1. ## Limit convergence?

I need to show that

$\lim_{n}(\sqrt{n+1}-\sqrt{n})=0$

and

$\lim_{n}(\sqrt{n^2-n}-n)=-\frac{1}{2}$

Help would be greatly appreciated. Thanks.

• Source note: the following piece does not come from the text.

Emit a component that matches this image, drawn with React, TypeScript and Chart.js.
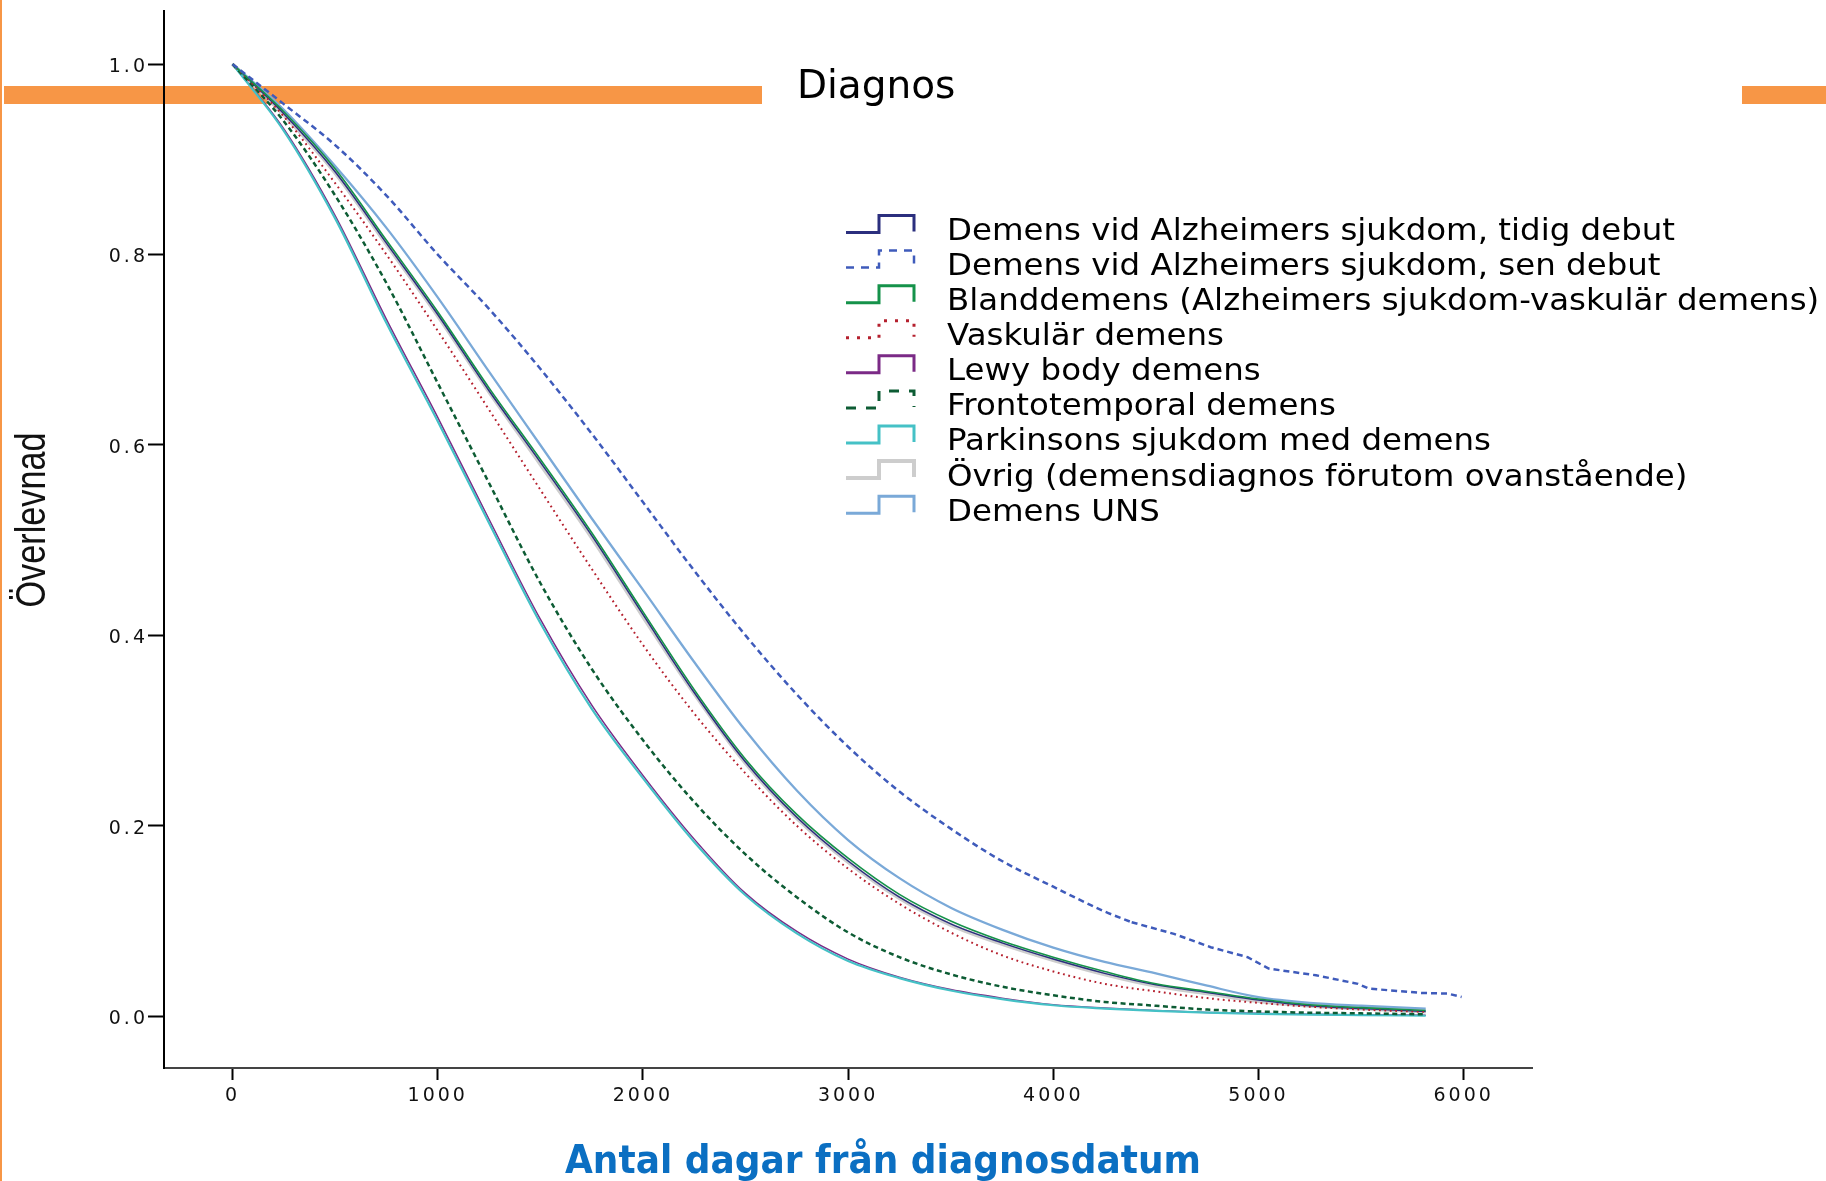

2. Originally Posted by miatchguy
I need to show that

$\lim_{n}(\sqrt{n+1}-\sqrt{n})=0$
The standard trick here is to multiply with $\frac{\sqrt{n+1}+\sqrt{n}}{\sqrt{n+1}+\sqrt{n}}$:

$\lim_{n}(\sqrt{n+1}-\sqrt{n})=\lim_{n\to\infty}\frac{n+1-n}{\sqrt{n+1}+\sqrt{n}}=\lim_{n\to\infty}\frac{1}{ \sqrt{n+1}+\sqrt{n}}=0$

and

$\lim_{n}(\sqrt{n^2-n}-n)=-\frac{1}{2}$
Well, let's try the same basic trick once more

$\lim_{n\to\infty}(\sqrt{n^2-n}-n)=\lim_{n\to\infty}\frac{n^2-n-n^2}{\sqrt{n^2-n}+n}=\lim_{n\to\infty}\frac{-n}{\sqrt{n^2-n}+n}$
$=\lim_{n\to\infty}\frac{-1}{\sqrt{1-\frac{1}{n}}+1}=-\frac{1}{2}$

3. Originally Posted by Failure
The standard trick here is to multiply with $\frac{\sqrt{n+1}+\sqrt{n}}{\sqrt{n+1}+\sqrt{n}}$:

$\lim_{n}(\sqrt{n+1}-\sqrt{n})=\lim_{n\to\infty}\frac{n+1-n}{\sqrt{n+1}+\sqrt{n}}=\lim_{n\to\infty}\frac{1}{ \sqrt{n+1}+\sqrt{n}}=0$

Well, let's try the same basic trick once more

$\lim_{n\to\infty}(\sqrt{n^2-n}-n)=\lim_{n\to\infty}\frac{n^2-n-n^2}{\sqrt{n^2-n}+n}=\lim_{n\to\infty}\frac{-n}{\sqrt{n^2-n}+n}$
$=\lim_{n\to\infty}\frac{-1}{\sqrt{1-\frac{1}{n}}+1}=-\frac{1}{2}$
Thanks alot for the help there. My professor was showing me a method based on graphing, where I'd use the quotient the slopes to bound the difference of the values. It got to be very tricky. I don't know why I didn't see this. Thanks again.